▶ [Problem requirements]: Begin with the first line below and retype each line exactly through the line containing "const FONT = 'Times". Any pictures are to be left out.

[BEGIN Collected material]

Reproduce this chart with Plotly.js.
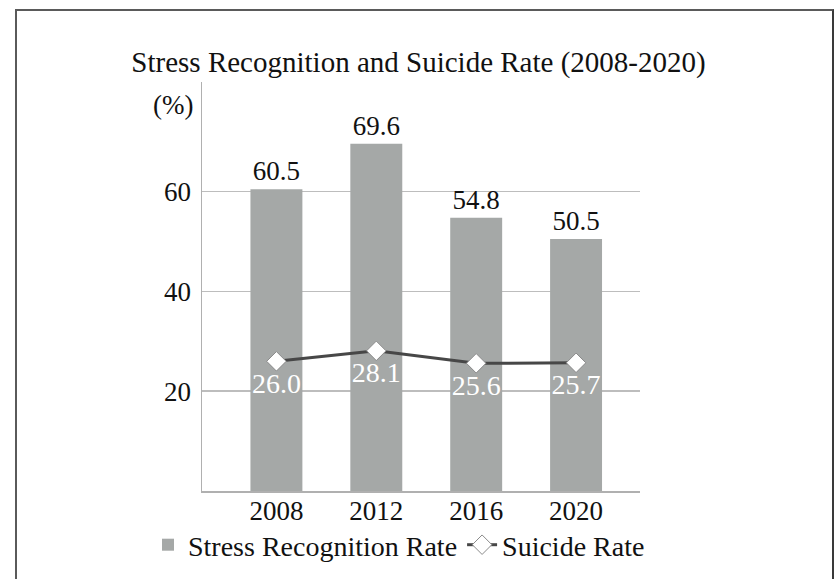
<!DOCTYPE html>
<html>
<head>
<meta charset="utf-8">
<script src="https://cdn.plot.ly/plotly-3.0.1.min.js"></script>
<style>
  html, body { margin: 0; padding: 0; background: #ffffff; }
  #wrap { position: relative; width: 837px; height: 579px; overflow: hidden; background: #fff; }
  #frame { position: absolute; left: 15px; top: 9px; width: 815px; height: 600px;
           border-left: 2px solid #5a5a5a; border-top: 2px solid #5a5a5a; border-right: 2px solid #3a3a3a; }
  #chart { position: absolute; left: 0; top: 0; width: 837px; height: 579px; }
</style>
</head>
<body>
<div id="wrap">
  <div id="frame"></div>
  <div id="chart"></div>
</div>
<script>
const years = ['2008', '2012', '2016', '2020'];
const stressRecognition = [60.5, 69.6, 54.8, 50.5];
const suicideRate = [26.0, 28.1, 25.6, 25.7];
const yTicks = [20, 40, 60];

const FONT = 'Times New Roman, Liberation Serif, serif';

const traces = [
  {
    type: 'bar',
    name: 'Stress Recognition Rate',
    x: years,
    y: stressRecognition,
    width: 0.52,
    marker: { color: '#a5a8a7' },
    text: stressRecognition.map(v => v.toFixed(1)),
    textposition: 'outside',
    textfont: { family: FONT, size: 27, color: '#111' },
    cliponaxis: false,
    hoverinfo: 'skip'
  },
  {
    type: 'scatter',
    mode: 'lines+markers+text',
    name: 'Suicide Rate',
    x: years,
    y: suicideRate,
    line: { color: '#474747', width: 3 },
    marker: { symbol: 'diamond', size: 15, color: '#ffffff', line: { color: '#8a8a8a', width: 1 } },
    text: suicideRate.map(v => v.toFixed(1)),
    textposition: 'bottom center',
    textfont: { family: FONT, size: 28, color: '#ffffff' },
    cliponaxis: false,
    hoverinfo: 'skip'
  }
];

const layout = {
  width: 837,
  height: 579,
  paper_bgcolor: 'rgba(0,0,0,0)',
  plot_bgcolor: 'rgba(0,0,0,0)',
  margin: { l: 202, r: 197, t: 82, b: 88, autoexpand: false },
  font: { family: FONT, size: 26, color: '#111' },
  title: {
    text: 'Stress Recognition and Suicide Rate (2008-2020)',
    font: { family: FONT, size: 29, color: '#111' },
    x: 0.5, xanchor: 'center',
    y: 1 - 62 / 579, yanchor: 'middle', yref: 'container'
  },
  showlegend: true,
  legend: {
    orientation: 'h',
    xref: 'paper', yref: 'paper',
    x: (148 - 202) / 438, xanchor: 'left',
    y: (491 - 545) / 409, yanchor: 'middle',
    font: { family: FONT, size: 28, color: '#111' },
    itemwidth: 30,
    traceorder: 'normal'
  },
  xaxis: {
    type: 'category',
    categoryorder: 'array',
    categoryarray: years,
    range: [-0.745, 3.64],
    automargin: false,
    showline: true,
    linecolor: '#b0b0b0',
    linewidth: 1.5,
    showgrid: false,
    ticks: '',
    ticklabelstandoff: -5,
    tickfont: { family: FONT, size: 27, color: '#111' },
    fixedrange: true
  },
  yaxis: {
    range: [0, 82],
    automargin: false,
    tickvals: yTicks,
    ticktext: yTicks.map(String),
    showline: true,
    linecolor: '#b0b0b0',
    linewidth: 1.5,
    showgrid: true,
    gridcolor: '#bdbdbd',
    gridwidth: 1.5,
    zeroline: false,
    ticks: '',
    ticklabelstandoff: 4,
    tickfont: { family: FONT, size: 27, color: '#111' },
    fixedrange: true
  },
  annotations: [
    {
      text: '(%)',
      xref: 'paper', yref: 'paper',
      x: -0.066, y: 0.944,
      xanchor: 'center', yanchor: 'middle',
      showarrow: false,
      font: { family: FONT, size: 27, color: '#111' }
    }
  ]
};

Plotly.newPlot('chart', traces, layout, { staticPlot: true, displayModeBar: false });
</script>
</body>
</html>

[END Collected material]

▶ [Task output]:
Reproduce this chart with Plotly.js.
<!DOCTYPE html>
<html>
<head>
<meta charset="utf-8">
<script src="https://cdn.plot.ly/plotly-3.0.1.min.js"></script>
<style>
  html, body { margin: 0; padding: 0; background: #ffffff; }
  #wrap { position: relative; width: 837px; height: 579px; overflow: hidden; background: #fff; }
  #frame { position: absolute; left: 15px; top: 9px; width: 815px; height: 600px;
           border-left: 2px solid #5a5a5a; border-top: 2px solid #5a5a5a; border-right: 2px solid #3a3a3a; }
  #chart { position: absolute; left: 0; top: 0; width: 837px; height: 579px; }
</style>
</head>
<body>
<div id="wrap">
  <div id="frame"></div>
  <div id="chart"></div>
</div>
<script>
const years = ['2008', '2012', '2016', '2020'];
const stressRecognition = [60.5, 69.6, 54.8, 50.5];
const suicideRate = [26.0, 28.1, 25.6, 25.7];
const yTicks = [20, 40, 60];

const FONT = 'Times New Roman, Liberation Serif, serif';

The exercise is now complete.